The exception to the rule of accommodating the family in this way is when the autopsy needs to be rushed because the death was a homicide and the police need as much information as soon as possible to track leads. Otherwise, there is rarely any rush to do the autopsy.
As mentioned previously, Muslim families, including Somali families along with their communities have performed ceremonial body washings in the Medical Examiner facility. In such cases, the potential disruption to Medical Examiner work caused by on-site body washings led the Medical Examiner and representatives of the Somali community to establish a plan for washing the body in another location.
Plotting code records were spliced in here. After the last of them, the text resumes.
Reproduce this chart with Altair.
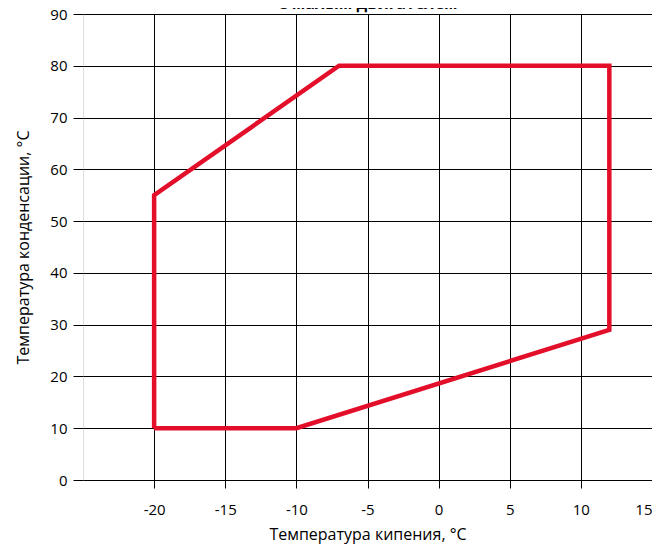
import altair as alt
import pandas as pd

# Envelope polygon (evaporating temp, condensing temp)
evap = [-20, -10, 12, 12, -7, -20, -20]
cond = [10, 10, 29, 80, 80, 55, 10]
order = list(range(len(evap)))

x_ticks = [-20, -15, -10, -5, 0, 5, 10, 15]
y_ticks = [0, 10, 20, 30, 40, 50, 60, 70, 80, 90]

df = pd.DataFrame({"evap": evap, "cond": cond, "order": order})

FONT = "Open Sans"

chart = alt.Chart(df).mark_line(color="#e30f2a", strokeWidth=4.5, strokeJoin="miter", clip=False).encode(
    x=alt.X("evap:Q", scale=alt.Scale(domain=[-25, 15], nice=False, zero=False),
            axis=alt.Axis(values=x_ticks, title="Температура кипения, °C", grid=True,
                          labelExpr="datum.value + ''",
                          gridColor="black", gridOpacity=1, gridWidth=1,
                          tickColor="black", tickSize=8, labelPadding=14,
                          domain=False, labelFontSize=15, titleFontSize=16,
                          titleFontWeight="normal", titlePadding=9,
                          labelColor="black", titleColor="black", labelFont=FONT, titleFont=FONT)),
    y=alt.Y("cond:Q", scale=alt.Scale(domain=[0, 90], nice=False),
            axis=alt.Axis(values=y_ticks, title="Температура конденсации, °C", grid=True,
                          gridColor="black", gridOpacity=1, gridWidth=1,
                          tickColor="black", tickSize=10, labelPadding=6,
                          domain=False, labelFontSize=15, titleFontSize=16,
                          titleFontWeight="normal", titlePadding=18,
                          labelColor="black", titleColor="black", labelFont=FONT, titleFont=FONT)),
    order="order:O",
).properties(
    width=569, height=466,
    title=alt.TitleParams("С малым двигателем", fontSize=16, fontWeight="bold", font=FONT,
                          color="black", dy=9),
    autosize=alt.AutoSizeParams(type="none"),
    padding={"left": 75, "top": 6, "right": 0, "bottom": 66},
).configure_view(stroke="black", strokeWidth=1.5, fill="#f8fafa").configure(background="white")

chart.save("out.html", embed_options={"renderer": "svg", "actions": False})
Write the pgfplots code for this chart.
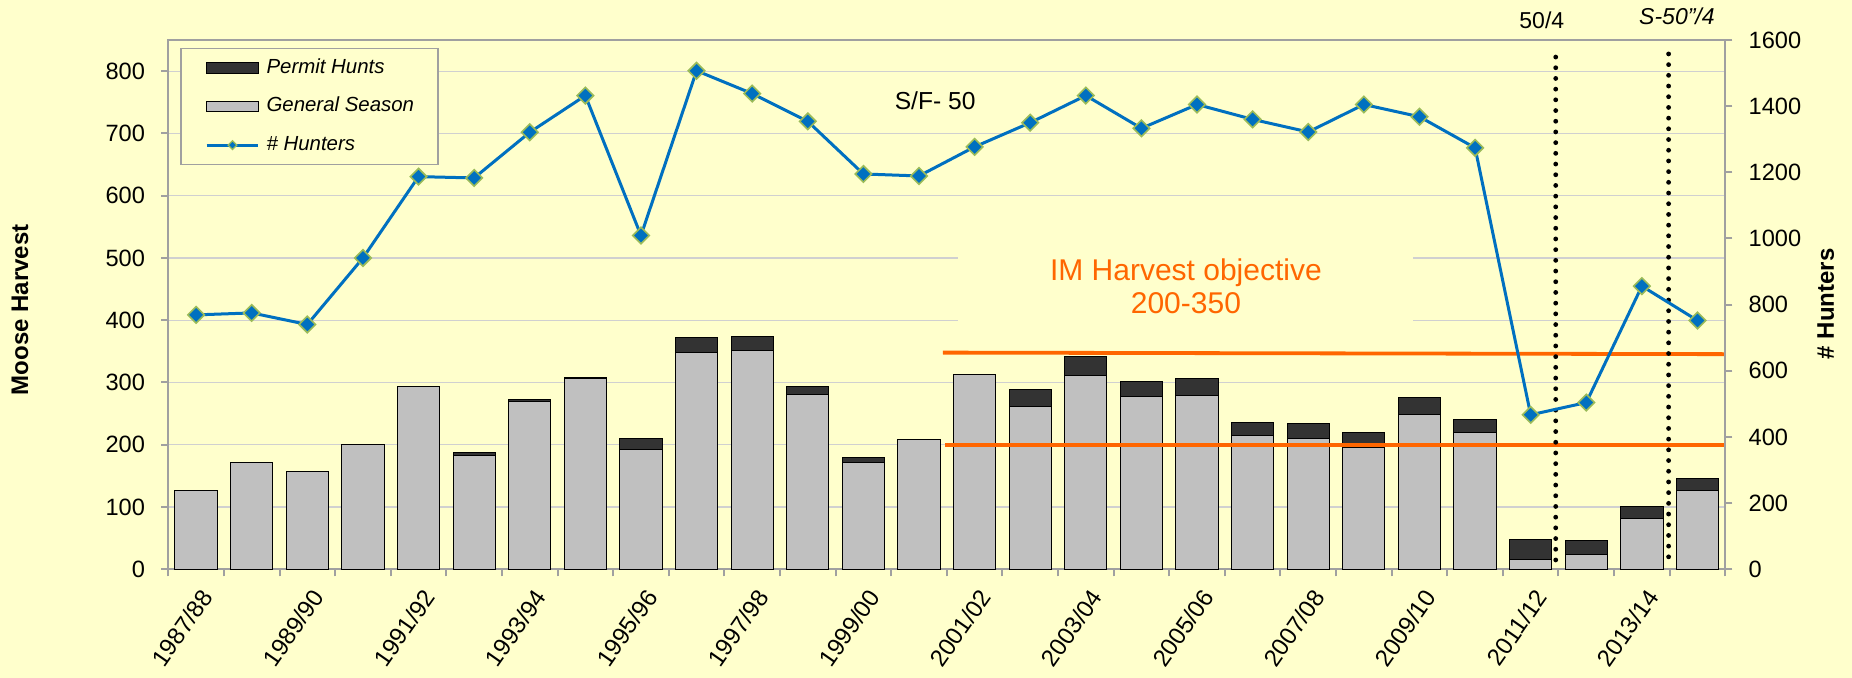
\documentclass[border=0pt]{standalone}
\usepackage{fontspec}
\setmainfont{Liberation Sans}
\usepackage{pgfplots}
\pgfplotsset{compat=1.18}
\usepackage{pgfplotstable}
\definecolor{bgy}{HTML}{FFFFCC}
\definecolor{bargray}{HTML}{C0C0C0}
\definecolor{bardark}{HTML}{333333}
\definecolor{lineblue}{HTML}{0070C0}
\definecolor{mkedge}{HTML}{9BBB59}
\definecolor{objorange}{HTML}{FF6600}
\definecolor{axgray}{HTML}{A0A0A0}
\definecolor{gridgray}{HTML}{D0D0D0}

\pgfplotstableread{
idx general permit hunters
0  127 0  769
1  171 0  775
2  157 0  740
3  201 0  941
4  294 0  1187
5  183 4  1183
6  269 3  1321
7  306 2  1432
8  192 18 1009
9  348 24 1507
10 351 23 1438
11 280 13 1354
12 171 8  1195
13 208 0  1189
14 313 0  1277
15 262 26 1350
16 311 31 1432
17 277 25 1333
18 279 27 1405
19 215 20 1360
20 210 24 1322
21 196 23 1405
22 248 28 1368
23 220 21 1274
24 15  33 467
25 24  22 504
26 82  19 856
27 126 20 752
}\moose

\pgfplotsset{
  common/.style={
    at={(0pt,0pt)}, anchor=south west,
    width=778.5pt, height=264.65pt, scale only axis,
    xmin=-0.5, xmax=27.5,
    /pgf/number format/assume math mode=true,
    /pgf/number format/1000 sep={},
    tick label style={font=\fontsize{11.8}{14}\selectfont, inner sep=0pt},
    yticklabel shift=8pt,
    axis line style={draw=axgray, line width=1pt},
    tick style={draw=axgray, line width=1pt},
    tick align=outside,
    major tick length=3.5pt, minor tick length=3.5pt,
  }
}

\begin{document}
\begin{tikzpicture}
\fill[bgy] (-84.15pt,-54.35pt) rectangle (841.85pt,284.65pt);

% Axis 1: bars, left axis
\begin{axis}[common,
  ymin=0, ymax=850,
  ybar stacked, bar width=0.76,
  xtick={0,2,...,26},
  xticklabels={1987/88,1989/90,1991/92,1993/94,1995/96,1997/98,1999/00,2001/02,2003/04,2005/06,2007/08,2009/10,2011/12,2013/14},
  major x tick style={draw=none},
  minor xtick={-0.5,0.5,...,27.5},
  xtick pos=bottom,
  xticklabel style={font=\fontsize{12}{14}\selectfont, inner sep=0pt, xshift=5.5pt, yshift=-8pt, rotate=55, anchor=east},
  ytick={0,100,...,800},
  ytick pos=left,
  ymajorgrids, grid style={draw=gridgray, line width=0.6pt},
]
\addplot[fill=bargray, draw=black, line width=0.5pt] table[x=idx, y=general] {\moose};
\addplot[fill=bardark, draw=black, line width=0.5pt] table[x=idx, y=permit] {\moose};
\end{axis}

% Axis 3: annotations in harvest units
\begin{axis}[common, ymin=0, ymax=850, axis lines=none, clip=false]
\node[fill=bgy, minimum width=227.5pt, minimum height=40pt, align=center, inner sep=0pt,
      text=objorange, font=\fontsize{15}{16.5}\selectfont] at (axis cs:17.8,455) {IM Harvest objective\\200-350};
\addplot[objorange, line width=1.9pt] coordinates {(13.43,348) (27.5,345.5)};
\addplot[objorange, line width=1.9pt] coordinates {(13.47,199.2) (27.5,199.2)};
\addplot[black, line width=2.4pt, line cap=round, dash pattern=on 0pt off 5.35pt] coordinates {(24.45,15) (24.45,839)};
\addplot[black, line width=2.4pt, line cap=round, dash pattern=on 0pt off 5.35pt] coordinates {(26.48,20) (26.48,829)};
\node[font=\fontsize{12.3}{14}\selectfont] at (axis cs:13.29,752) {S/F- 50};
\node[font=\fontsize{11.5}{14}\selectfont] at (axis cs:24.2,881) {50/4};
\node[font=\itshape\fontsize{11.5}{14}\selectfont] at (axis cs:26.63,888) {S-50"/4};
\end{axis}

% Axis 2: hunters, right axis, legend
\begin{axis}[common,
  ymin=0, ymax=1600,
  axis x line=none, axis y line*=right,
  ytick={0,200,...,1600},
  legend style={at={(axis description cs:0.0077,0.9855)}, anchor=north west,
    draw=axgray, line width=0.8pt, fill=bgy,
    inner xsep=12pt, inner ysep=4.8pt, row sep=9.25pt, column sep=3.35pt,
    nodes={inner sep=0pt, text height=7.5pt, text depth=2.5pt},
    font=\itshape\fontsize{10.2}{12}\selectfont},
  legend cell align=left,
]
\addlegendimage{legend image code/.code={\draw[fill=bardark, draw=black, line width=0.5pt] (0pt,-2.65pt) rectangle (25.9pt,2.65pt);}}
\addlegendentry{Permit Hunts}
\addlegendimage{legend image code/.code={\draw[fill=bargray, draw=black, line width=0.5pt] (0pt,-2.65pt) rectangle (25.9pt,2.65pt);}}
\addlegendentry{General Season}
\addplot[lineblue, line width=1.5pt, mark=square*, mark size=2.9pt,
  mark options={rotate=45, fill=lineblue, draw=mkedge, line width=0.8pt},
  legend image code/.code={\draw[lineblue, line width=1.5pt] (0pt,0pt) -- (25.9pt,0pt);
     \draw[fill=lineblue, draw=mkedge, line width=0.6pt] (12.95pt,-2.2pt) -- (15.15pt,0pt) -- (12.95pt,2.2pt) -- (10.75pt,0pt) -- cycle;}]
  table[x=idx, y=hunters] {\moose};
\addlegendentry{\# Hunters}
\end{axis}

\node[rotate=90, font=\bfseries\fontsize{12}{14}\selectfont] at (-74.2pt,129.7pt) {Moose Harvest};
\node[rotate=90, font=\bfseries\fontsize{12}{14}\selectfont] at (828.7pt,132.7pt) {\# Hunters};

\pgfresetboundingbox
\path (-84.15pt,-54.35pt) rectangle (841.85pt,284.65pt);
\end{tikzpicture}
\end{document}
This plan means to facilitate both the Medical Examiner’s maintenance of a professional and efficient work environment and also respect for the Somali community’s traditional time schedule for body washing and burial.
Cultural and Community Information is Useful to Medical Examiners
It would be very helpful to have readily accessible information about immigrant communities’ practices and beliefs concerning death. This information would be useful for King County Medical Examiners and likely for medical examiners elsewhere. Although other professionals dealing with death may also find the same information useful, many agencies, like the police, are accustomed to referring their questions to the Medical Examiner, making it even more important for the Medical Examiner to have available relevant and accurate information.
Interest in Informing Immigrant Community Leaders about the Medical Examiner
The main Medical Examiner interest is to connect and network with community leaders. The leaders could then assure their communities that the Medical Examiner is trying to provide a service for the families in the community and are not intentionally doing harmful things.